C’est donc tout naturellement que cette reformation temporaire est devenue définitive car entérinée par un contrat avec le label français Season of Mist et la sortie du second album Traced in Air. Cette apparente simplicité occulte cependant un fait pour le moins parlant : quinze années séparent ce nouvel essai de son prédécesseur Focus. Entre temps, des milliers de fans se sont acharnés à écouter et décomposer chaque mesure de ce dernier, qui devint par la force des choses l’un des maître-étalons de toute la vague de metal progressif et technique des deux dernières décennies. Comment combler les attentes forcément démesurées voire fantasmées de ses fans ?

Masvidal et Reinert, aidés sur ce disque de leur bassiste historique Sean Malone, ont su répondre de la meilleure manière, en équilibrant parfaitement l’identité unique du groupe avec des évolutions notables. L’identité en question se retrouve naturellement d’une part, avec cette voix claire « vocodée » et trafiquée mêlée de quelques cris death (moins nombreux que par le passé) et d’autre part, avec ces structures alambiquées, marquées par des riffs millimétrés et saccadés qui doivent autant au metal qu’au jazz. L’ensemble crée une ambiance surréaliste, qui n’a tout simplement aucun équivalent connu. C’est ainsi qu’un morceau comme « The Unknown Guest » s’inscrit en parfaite continuité de Focus, à l’image de ses parties agressives qui incorporent également quelques rythmes tribaux et ethniques chers à Reinert. La toute première des nouvelles compositions, « Evolutionnary Sleeper », reprend ainsi l’histoire du groupe où elle s’était arrêtée, tout du moins jusqu’au sublime solo final qu’Allan Holdsworth lui-même n’aurait pas renié.

Les évolutions se retrouvent en grande partie sur les quatre derniers titres écrits par le groupe, et qui se répartissent intelligemment de part et d’autre de l’album. « Nunc Fluens » fait office d’ouverture à la manière de Tool, tandis que son compagnon « Nunc Stans » en est une sublime conclusion, reprenant la légèreté et la grâce d’Aeon Spoke et de Portal, le projet mort-né qui devait succéder à Cynic. « The Space for This » et « The King of Those Who Know » surpassent qualitativement leurs camarades, grâce à des mélodies particulèrement mémorisables : le premier ne fait pourtant aucune concession en mixant passages aériens et violence exacerbée, tandis que le second offre des chants masculins et féminins au naturel à la plus belle mélodie vocale composée par Masvidal.
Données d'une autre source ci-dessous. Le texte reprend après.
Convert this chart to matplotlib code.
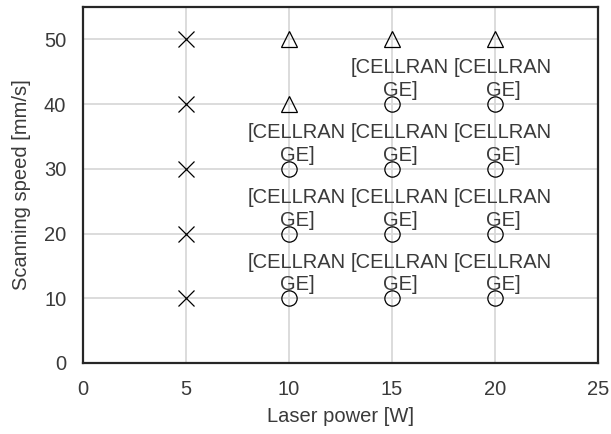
import matplotlib
matplotlib.use('Agg')
import matplotlib.pyplot as plt

plt.rcParams['font.family'] = ['Liberation Sans', 'DejaVu Sans']

# failed conditions (x markers)
fail_power = [5, 5, 5, 5, 5]
fail_speed = [10, 20, 30, 40, 50]

# partial conditions (triangles)
part_power = [10, 10, 15, 20]
part_speed = [40, 50, 50, 50]

# good conditions (circles), each carries a data label
good_power = [10, 10, 10, 15, 15, 15, 15, 20, 20, 20, 20]
good_speed = [10, 20, 30, 10, 20, 30, 40, 10, 20, 30, 40]
good_labels = ['[CELLRAN\nGE]'] * len(good_power)

text_col = '#3a3a3a'
fs = 14.5

fig = plt.figure(figsize=(6.11, 4.34), dpi=100)
ax = fig.add_axes([83 / 611, (434 - 363) / 434, 515 / 611, 356 / 434])

ms = 11
ax.plot(fail_power, fail_speed, linestyle='none', marker='x', markersize=ms,
        color='black', markeredgewidth=0.9, zorder=3)
ax.plot(part_power, part_speed, linestyle='none', marker='^', markersize=ms,
        markerfacecolor='none', markeredgecolor='black', markeredgewidth=0.9, zorder=3)
ax.plot(good_power, good_speed, linestyle='none', marker='o', markersize=ms,
        markerfacecolor='none', markeredgecolor='black', markeredgewidth=0.9, zorder=3)

for px, sy, lab in zip(good_power, good_speed, good_labels):
    ax.annotate(lab, (px, sy), xytext=(8, 4), textcoords='offset pixels',
                ha='center', va='bottom', fontsize=fs, color=text_col,
                linespacing=1.25, zorder=4)

ax.set_xlim(0, 25)
ax.set_ylim(0, 55)
ax.set_xticks([0, 5, 10, 15, 20, 25])
ax.set_yticks([0, 10, 20, 30, 40, 50])
ax.grid(True, color='#d9d9d9', linewidth=1.3, zorder=0)
ax.set_axisbelow(True)
ax.tick_params(length=0, labelsize=fs, labelcolor=text_col)
ax.tick_params(axis='x', pad=12)
ax.tick_params(axis='y', pad=12)
for s in ax.spines.values():
    s.set_color('#262626')
    s.set_linewidth(1.6)

ax.set_xlabel('Laser power [W]', fontsize=fs, color=text_col, labelpad=6)
ax.set_ylabel('Scanning speed [mm/s]', fontsize=fs, color=text_col, labelpad=9)

fig.savefig('out.png', dpi=100)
Réduit à trente-cinq minutes, dont plus de vingt-cinq déjà connues des amateurs, Traced in Air pourra frustrer. Ce paramètre de la durée présent sur Focus n’a néanmoins pas nui à sa postérité. On ajoutera que ce nouvel essai porte de folles promesses aux deux extrêmes de la liste de ses morceaux. Ceux-ci laissent rêveur quant à la suite des évènements qui se succèdent de plus en plus vite pour Cynic, pour notre plus grand plaisir.